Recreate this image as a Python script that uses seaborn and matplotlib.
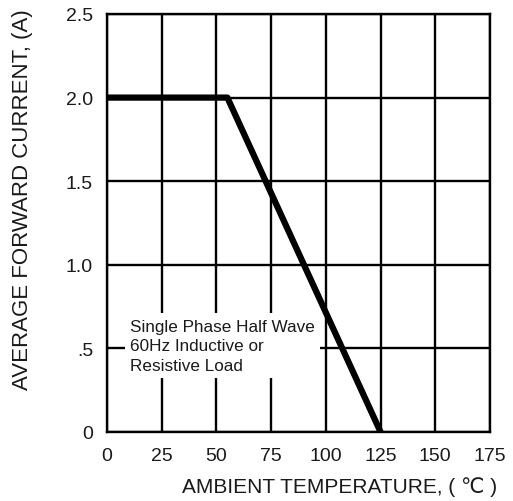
import matplotlib
matplotlib.use("Agg")
import matplotlib.pyplot as plt
import seaborn as sns
import pandas as pd

# Data
temperature = [0, 55, 125]
current = [2.0, 2.0, 0.0]
x_ticks = [0, 25, 50, 75, 100, 125, 150, 175]
x_tick_labels = ["0", "25", "50", "75", "100", "125", "150", "175"]
y_ticks = [0, 0.5, 1.0, 1.5, 2.0, 2.5]
y_tick_labels = ["0", ".5", "1.0", "1.5", "2.0", "2.5"]
x_label = "AMBIENT TEMPERATURE, ( \u2103 )"
y_label = "AVERAGE FORWARD CURRENT, (A)"
note = "Single Phase Half Wave\n60Hz Inductive or\nResistive Load"

sns.set_style("white")
plt.rcParams['font.family'] = ['Liberation Sans', 'DejaVu Sans']

df = pd.DataFrame({"temp": temperature, "current": current})

fig = plt.figure(figsize=(5.13, 5.02), dpi=100)
ax = fig.add_axes([107/513, 1-433/502, 383/513, 418/502])

sns.lineplot(data=df, x="temp", y="current", ax=ax, color="black",
             linewidth=4.5, zorder=5, sort=False)

ax.set_xlim(0, 175)
ax.set_ylim(0, 2.5)
ax.set_xticks(x_ticks)
ax.set_xticklabels(x_tick_labels)
ax.set_yticks(y_ticks)
ax.set_yticklabels(y_tick_labels)
ax.tick_params(axis='both', length=0, labelsize=14, colors='#1a1a1a')
ax.tick_params(axis='x', pad=11)
ax.tick_params(axis='y', pad=10)
ax.grid(True, color='black', linewidth=1.7, zorder=1)
ax.set_axisbelow(True)
for s in ax.spines.values():
    s.set_color('black')
    s.set_linewidth(1.7)
ax.set_xlabel("")
ax.set_ylabel("")

ax.text(10.5, 0.515, note, ha='left', va='center', fontsize=12.3,
        color='#1a1a1a', linespacing=1.4, zorder=4,
        bbox=dict(facecolor='white', edgecolor='none', boxstyle='square,pad=0.3'))

fig.text(340/513, 1-487/502, x_label, ha='center', va='center',
         fontsize=15, color='#1a1a1a')
fig.text(23/513, 1-200/502, y_label, ha='center', va='center',
         rotation=90, fontsize=16, color='#1a1a1a')

fig.savefig("out.png", dpi=100, facecolor='white')
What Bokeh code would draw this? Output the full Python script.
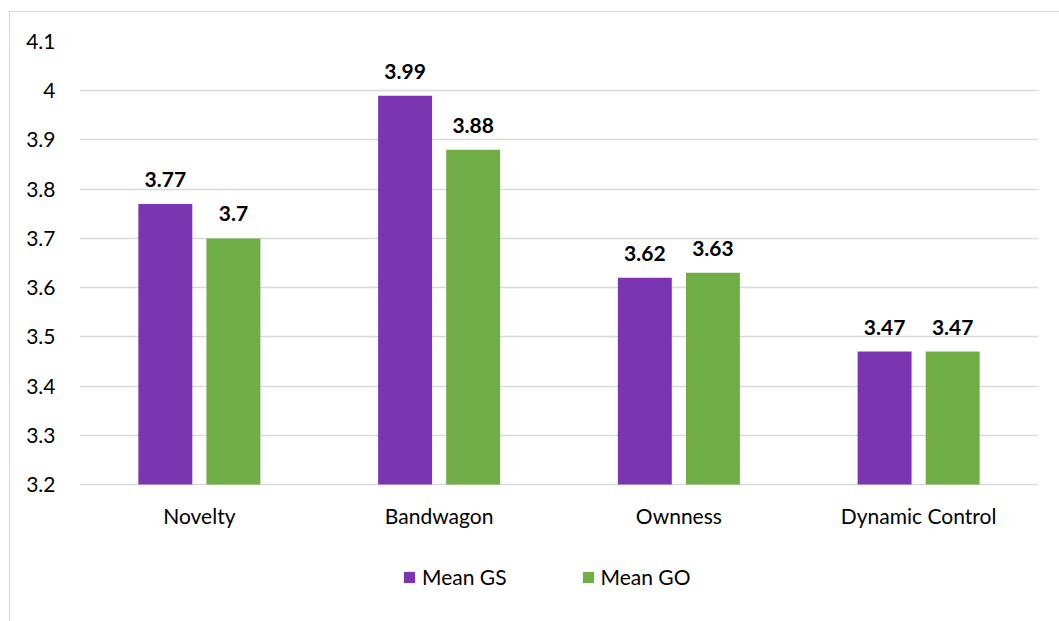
from bokeh.plotting import figure
from bokeh.models import (ColumnDataSource, FactorRange, Range1d, FixedTicker,
                          NumeralTickFormatter, LabelSet, Legend, LegendItem,
                          InlineStyleSheet)
from bokeh.core.properties import value
from bokeh.transform import dodge
from bokeh.embed import file_html
from bokeh.resources import INLINE

categories = ["Novelty", "Bandwagon", "Ownness", "Dynamic Control"]
mean_gs = [3.77, 3.99, 3.62, 3.47]
mean_go = [3.70, 3.88, 3.63, 3.47]
y_ticks = [3.2, 3.3, 3.4, 3.5, 3.6, 3.7, 3.8, 3.9, 4.0, 4.1]
series_names = ["Mean GS", "Mean GO"]

PURPLE = "#7B35B0"
GREEN = "#70AD47"
FONT = "Lato"
FS = "21px"

Y_MIN, Y_MAX = y_ticks[0], y_ticks[-1]
PLOT_H, TOP, BOTTOM_SPACE = 621, 41, 137
px_per_unit = (PLOT_H - TOP - BOTTOM_SPACE) / (Y_MAX - Y_MIN)
y_start = Y_MIN - BOTTOM_SPACE / px_per_unit   # frame extends down to hold category labels & legend

src = ColumnDataSource(dict(
    cat=categories,
    gs=mean_gs,
    go=mean_go,
    base=[Y_MIN] * len(categories),
    gs_lbl=[f"{v:g}" for v in mean_gs],
    go_lbl=[f"{v:g}" for v in mean_go],
))

border_css = InlineStyleSheet(css="""
:host { overflow: hidden; }
:host::after {
  content: ''; position: absolute; left: 9px; top: 11px;
  width: 1100px; height: 700px; border: 1px solid #d9d9d9;
  pointer-events: none; box-sizing: border-box;
}
""")

p = figure(width=1059, height=PLOT_H, x_range=FactorRange(*categories, range_padding=0),
           y_range=Range1d(y_start, Y_MAX), output_backend="svg", toolbar_location=None,
           min_border_left=79, min_border_right=21, min_border_top=TOP, min_border_bottom=0,
           stylesheets=[border_css])
p.outline_line_color = None
p.background_fill_color = "white"
p.border_fill_color = "white"
p.xaxis.visible = False

r1 = p.vbar(x=dodge("cat", -0.142, range=p.x_range), top="gs", bottom=Y_MIN, width=0.225,
            source=src, fill_color=PURPLE, line_color=None)
r2 = p.vbar(x=dodge("cat", 0.142, range=p.x_range), top="go", bottom=Y_MIN, width=0.225,
            source=src, fill_color=GREEN, line_color=None)

for col, lbl, off in (("gs", "gs_lbl", -0.142), ("go", "go_lbl", 0.142)):
    p.add_layout(LabelSet(x=dodge("cat", off, range=p.x_range), y=col, text=lbl, source=src,
                          text_align="center", text_baseline="alphabetic", y_offset=17,
                          text_font=value(FONT), text_font_size=value(FS),
                          text_font_style="bold", text_color="black"))

# category labels under the baseline
p.add_layout(LabelSet(x="cat", y="base", text="cat", source=src,
                      text_align="center", text_baseline="alphabetic", y_offset=-39,
                      text_font=value(FONT), text_font_size=value(FS), text_color="black"))

p.yaxis.ticker = FixedTicker(ticks=y_ticks)
p.yaxis.formatter = NumeralTickFormatter(format="0.[0]")
p.yaxis.axis_line_color = None
p.yaxis.major_tick_line_color = None
p.yaxis.minor_tick_line_color = None
p.yaxis.major_label_standoff = 18
p.yaxis.major_label_text_font = FONT
p.yaxis.major_label_text_font_size = FS
p.yaxis.major_label_text_color = "black"

p.xgrid.grid_line_color = None
p.ygrid.ticker = FixedTicker(ticks=y_ticks)
p.ygrid.grid_line_color = "#d9d9d9"
p.ygrid.grid_line_width = 1.5

legend = Legend(items=[LegendItem(label=series_names[0], renderers=[r1]),
                       LegendItem(label=series_names[1], renderers=[r2])],
                location=(323, 32), orientation="horizontal",
                border_line_color=None, background_fill_alpha=0,
                glyph_width=14, glyph_height=14, label_standoff=6, spacing=74,
                padding=0, margin=0,
                label_text_font=FONT, label_text_font_size=FS, label_text_color="black")
p.add_layout(legend, "center")

open("out.html", "w").write(file_html(p, INLINE))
•••
> **Directive**
The records above must be printed exactly; the pictures stay out.

> **In response**
Recreate this image as a Python script that uses seaborn and matplotlib.
import matplotlib
matplotlib.use("Agg")
import matplotlib.pyplot as plt
import seaborn as sns
import pandas as pd

# Data
temperature = [0, 55, 125]
current = [2.0, 2.0, 0.0]
x_ticks = [0, 25, 50, 75, 100, 125, 150, 175]
x_tick_labels = ["0", "25", "50", "75", "100", "125", "150", "175"]
y_ticks = [0, 0.5, 1.0, 1.5, 2.0, 2.5]
y_tick_labels = ["0", ".5", "1.0", "1.5", "2.0", "2.5"]
x_label = "AMBIENT TEMPERATURE, ( \u2103 )"
y_label = "AVERAGE FORWARD CURRENT, (A)"
note = "Single Phase Half Wave\n60Hz Inductive or\nResistive Load"

sns.set_style("white")
plt.rcParams['font.family'] = ['Liberation Sans', 'DejaVu Sans']

df = pd.DataFrame({"temp": temperature, "current": current})

fig = plt.figure(figsize=(5.13, 5.02), dpi=100)
ax = fig.add_axes([107/513, 1-433/502, 383/513, 418/502])

sns.lineplot(data=df, x="temp", y="current", ax=ax, color="black",
             linewidth=4.5, zorder=5, sort=False)

ax.set_xlim(0, 175)
ax.set_ylim(0, 2.5)
ax.set_xticks(x_ticks)
ax.set_xticklabels(x_tick_labels)
ax.set_yticks(y_ticks)
ax.set_yticklabels(y_tick_labels)
ax.tick_params(axis='both', length=0, labelsize=14, colors='#1a1a1a')
ax.tick_params(axis='x', pad=11)
ax.tick_params(axis='y', pad=10)
ax.grid(True, color='black', linewidth=1.7, zorder=1)
ax.set_axisbelow(True)
for s in ax.spines.values():
    s.set_color('black')
    s.set_linewidth(1.7)
ax.set_xlabel("")
ax.set_ylabel("")

ax.text(10.5, 0.515, note, ha='left', va='center', fontsize=12.3,
        color='#1a1a1a', linespacing=1.4, zorder=4,
        bbox=dict(facecolor='white', edgecolor='none', boxstyle='square,pad=0.3'))

fig.text(340/513, 1-487/502, x_label, ha='center', va='center',
         fontsize=15, color='#1a1a1a')
fig.text(23/513, 1-200/502, y_label, ha='center', va='center',
         rotation=90, fontsize=16, color='#1a1a1a')

fig.savefig("out.png", dpi=100, facecolor='white')
What Bokeh code would draw this? Output the full Python script.
from bokeh.plotting import figure
from bokeh.models import (ColumnDataSource, FactorRange, Range1d, FixedTicker,
                          NumeralTickFormatter, LabelSet, Legend, LegendItem,
                          InlineStyleSheet)
from bokeh.core.properties import value
from bokeh.transform import dodge
from bokeh.embed import file_html
from bokeh.resources import INLINE

categories = ["Novelty", "Bandwagon", "Ownness", "Dynamic Control"]
mean_gs = [3.77, 3.99, 3.62, 3.47]
mean_go = [3.70, 3.88, 3.63, 3.47]
y_ticks = [3.2, 3.3, 3.4, 3.5, 3.6, 3.7, 3.8, 3.9, 4.0, 4.1]
series_names = ["Mean GS", "Mean GO"]

PURPLE = "#7B35B0"
GREEN = "#70AD47"
FONT = "Lato"
FS = "21px"

Y_MIN, Y_MAX = y_ticks[0], y_ticks[-1]
PLOT_H, TOP, BOTTOM_SPACE = 621, 41, 137
px_per_unit = (PLOT_H - TOP - BOTTOM_SPACE) / (Y_MAX - Y_MIN)
y_start = Y_MIN - BOTTOM_SPACE / px_per_unit   # frame extends down to hold category labels & legend

src = ColumnDataSource(dict(
    cat=categories,
    gs=mean_gs,
    go=mean_go,
    base=[Y_MIN] * len(categories),
    gs_lbl=[f"{v:g}" for v in mean_gs],
    go_lbl=[f"{v:g}" for v in mean_go],
))

border_css = InlineStyleSheet(css="""
:host { overflow: hidden; }
:host::after {
  content: ''; position: absolute; left: 9px; top: 11px;
  width: 1100px; height: 700px; border: 1px solid #d9d9d9;
  pointer-events: none; box-sizing: border-box;
}
""")

p = figure(width=1059, height=PLOT_H, x_range=FactorRange(*categories, range_padding=0),
           y_range=Range1d(y_start, Y_MAX), output_backend="svg", toolbar_location=None,
           min_border_left=79, min_border_right=21, min_border_top=TOP, min_border_bottom=0,
           stylesheets=[border_css])
p.outline_line_color = None
p.background_fill_color = "white"
p.border_fill_color = "white"
p.xaxis.visible = False

r1 = p.vbar(x=dodge("cat", -0.142, range=p.x_range), top="gs", bottom=Y_MIN, width=0.225,
            source=src, fill_color=PURPLE, line_color=None)
r2 = p.vbar(x=dodge("cat", 0.142, range=p.x_range), top="go", bottom=Y_MIN, width=0.225,
            source=src, fill_color=GREEN, line_color=None)

for col, lbl, off in (("gs", "gs_lbl", -0.142), ("go", "go_lbl", 0.142)):
    p.add_layout(LabelSet(x=dodge("cat", off, range=p.x_range), y=col, text=lbl, source=src,
                          text_align="center", text_baseline="alphabetic", y_offset=17,
                          text_font=value(FONT), text_font_size=value(FS),
                          text_font_style="bold", text_color="black"))

# category labels under the baseline
p.add_layout(LabelSet(x="cat", y="base", text="cat", source=src,
                      text_align="center", text_baseline="alphabetic", y_offset=-39,
                      text_font=value(FONT), text_font_size=value(FS), text_color="black"))

p.yaxis.ticker = FixedTicker(ticks=y_ticks)
p.yaxis.formatter = NumeralTickFormatter(format="0.[0]")
p.yaxis.axis_line_color = None
p.yaxis.major_tick_line_color = None
p.yaxis.minor_tick_line_color = None
p.yaxis.major_label_standoff = 18
p.yaxis.major_label_text_font = FONT
p.yaxis.major_label_text_font_size = FS
p.yaxis.major_label_text_color = "black"

p.xgrid.grid_line_color = None
p.ygrid.ticker = FixedTicker(ticks=y_ticks)
p.ygrid.grid_line_color = "#d9d9d9"
p.ygrid.grid_line_width = 1.5

legend = Legend(items=[LegendItem(label=series_names[0], renderers=[r1]),
                       LegendItem(label=series_names[1], renderers=[r2])],
                location=(323, 32), orientation="horizontal",
                border_line_color=None, background_fill_alpha=0,
                glyph_width=14, glyph_height=14, label_standoff=6, spacing=74,
                padding=0, margin=0,
                label_text_font=FONT, label_text_font_size=FS, label_text_color="black")
p.add_layout(legend, "center")

open("out.html", "w").write(file_html(p, INLINE))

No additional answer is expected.